All this attention on male fertility is a welcome trend in a field that has overwhelmingly focused on women. Until recently, men have only been cautioned to avoid wearing tight bicycle shorts and to stay out of the hot tub. Women have been the ones expected to meditate, eat organic apples and avoid two-for-one margarita specials as part of the Centers for Disease Control and Prevention’s recommended prepregnancy regimen. “The public continues to almost exclusively police women’s bodies and behaviors, not men’s, when it comes to reproduction,” explains Miranda Waggoner, a Princeton sociologist who along with Yale’s Rene Almeling wrote a recent piece in the journal Gender and Society about how men’s role in reproduction has been sidelined. To that point, Slate’s Jessica Grose writes that one of the most widely e-mailed articles on the New York Times website recently was about how women’s eating habits affect their babies in the womb.

The authors recommend that doctors routinely ask men whether they plan on having children — in much the same way ob-gyns are encouraged to bring up the subject of pregnancy plans with their female patients. “This is important information for men to have, and they deserve to learn about what they can do to improve the health of their children,” says Almeling. Also, insurance companies should cover preconception visits for men without requiring a co-payment. (The Affordable Care Act mandated this for women, who are urged to think of pregnancy as lasting 12 months.)

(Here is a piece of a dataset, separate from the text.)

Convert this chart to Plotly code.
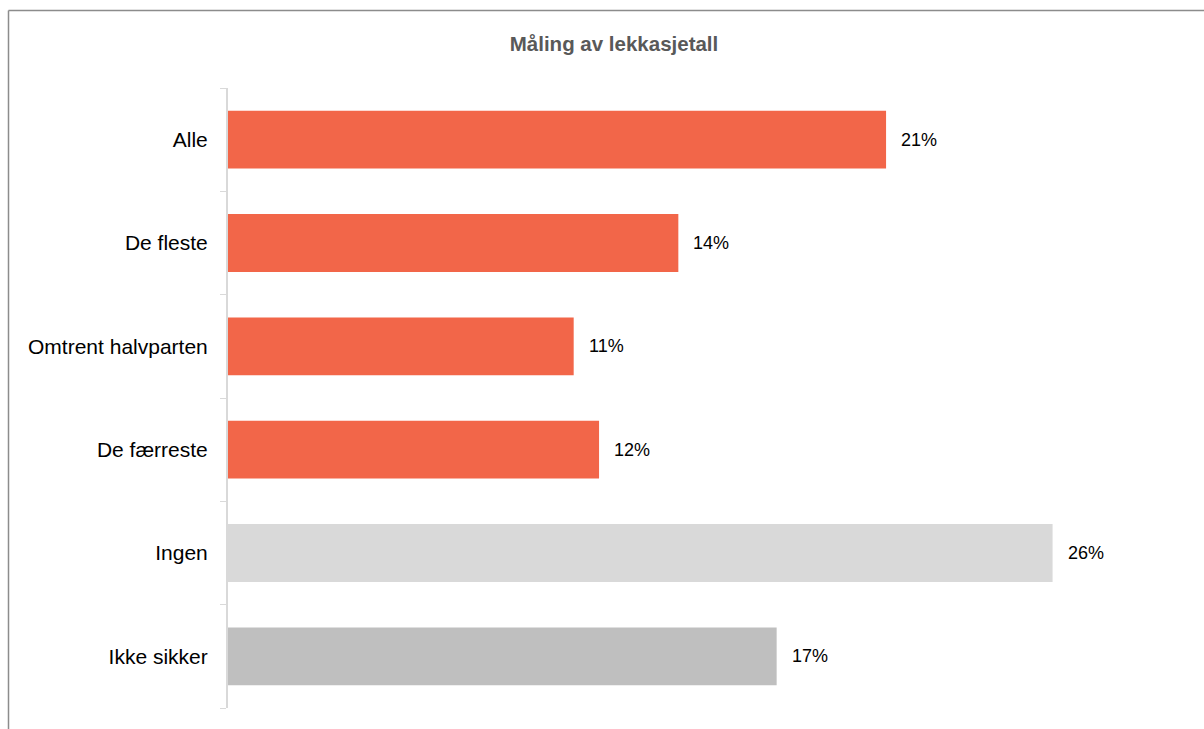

What’s unclear is how all this new advice will play out in real life. “Some men will resist the message at first,” says Cambridge University sociologist Liberty Walther Barnes, author of Conceiving Masculinity: Male Infertility, Medicine, and Identity, which is due out in May. “In Western culture, masculinity is often defined by independence and autonomy, so there is a social assumption that men do not want to be told what to do, even when it comes to their health.” In her research for her book, Barnes found that half of men in 24 couples who were diagnosed with infertility did not consider themselves infertile. Yet she points out that masculinity is also defined by feeling in control, and heeding medical advice gives them a sense of power over their bodies and reproductive abilities. Let’s just hope that their ears and minds will be open to that advice.